From the data that follows, report how many lines hold the string "matplotlib", giving only the number.

■ Provided data
________________

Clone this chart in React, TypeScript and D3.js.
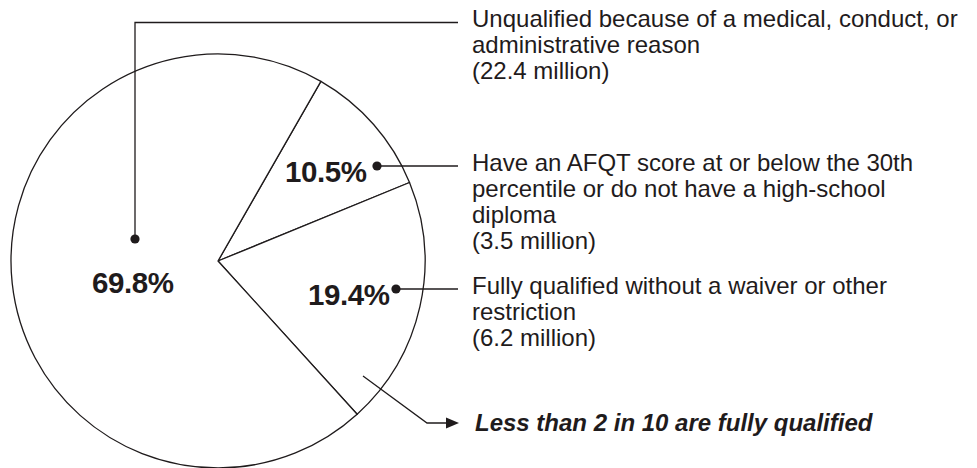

________________

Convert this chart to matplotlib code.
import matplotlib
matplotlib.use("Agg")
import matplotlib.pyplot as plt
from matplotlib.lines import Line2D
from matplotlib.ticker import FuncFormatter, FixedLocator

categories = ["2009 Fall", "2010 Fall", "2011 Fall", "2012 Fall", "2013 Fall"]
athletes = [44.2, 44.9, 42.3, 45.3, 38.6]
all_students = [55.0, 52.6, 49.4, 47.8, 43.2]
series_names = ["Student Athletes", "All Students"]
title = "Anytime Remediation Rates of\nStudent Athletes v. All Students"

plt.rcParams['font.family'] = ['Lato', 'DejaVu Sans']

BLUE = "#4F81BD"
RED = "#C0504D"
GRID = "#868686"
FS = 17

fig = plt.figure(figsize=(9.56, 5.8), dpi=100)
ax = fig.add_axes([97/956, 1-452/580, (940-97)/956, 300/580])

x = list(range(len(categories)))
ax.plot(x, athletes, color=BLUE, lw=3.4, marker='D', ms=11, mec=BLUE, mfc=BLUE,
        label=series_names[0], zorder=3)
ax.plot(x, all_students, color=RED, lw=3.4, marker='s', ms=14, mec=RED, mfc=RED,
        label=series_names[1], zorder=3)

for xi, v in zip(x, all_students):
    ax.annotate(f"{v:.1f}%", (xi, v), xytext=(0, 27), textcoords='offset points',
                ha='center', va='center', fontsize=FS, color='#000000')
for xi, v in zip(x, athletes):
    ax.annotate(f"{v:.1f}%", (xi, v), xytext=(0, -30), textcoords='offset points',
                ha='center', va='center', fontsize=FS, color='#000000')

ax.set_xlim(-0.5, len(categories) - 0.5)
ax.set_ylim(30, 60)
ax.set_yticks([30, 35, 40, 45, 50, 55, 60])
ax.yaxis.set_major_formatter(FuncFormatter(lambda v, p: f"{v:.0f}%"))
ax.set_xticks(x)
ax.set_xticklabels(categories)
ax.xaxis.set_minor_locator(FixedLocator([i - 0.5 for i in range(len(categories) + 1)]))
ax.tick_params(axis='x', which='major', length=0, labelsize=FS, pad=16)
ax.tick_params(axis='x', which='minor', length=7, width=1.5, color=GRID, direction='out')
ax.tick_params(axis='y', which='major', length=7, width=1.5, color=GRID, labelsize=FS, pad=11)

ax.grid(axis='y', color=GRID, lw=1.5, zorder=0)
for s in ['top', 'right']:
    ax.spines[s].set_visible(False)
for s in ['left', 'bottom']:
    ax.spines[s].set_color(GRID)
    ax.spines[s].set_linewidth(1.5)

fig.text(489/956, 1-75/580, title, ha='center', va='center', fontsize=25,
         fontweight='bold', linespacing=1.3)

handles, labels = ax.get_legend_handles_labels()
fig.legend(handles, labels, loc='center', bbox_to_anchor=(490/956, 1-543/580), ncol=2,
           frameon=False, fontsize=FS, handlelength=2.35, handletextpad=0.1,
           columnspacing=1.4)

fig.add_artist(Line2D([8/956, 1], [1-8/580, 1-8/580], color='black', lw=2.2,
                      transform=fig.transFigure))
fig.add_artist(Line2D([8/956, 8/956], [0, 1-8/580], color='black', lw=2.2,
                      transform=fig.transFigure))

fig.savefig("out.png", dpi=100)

________________

■ Answer
6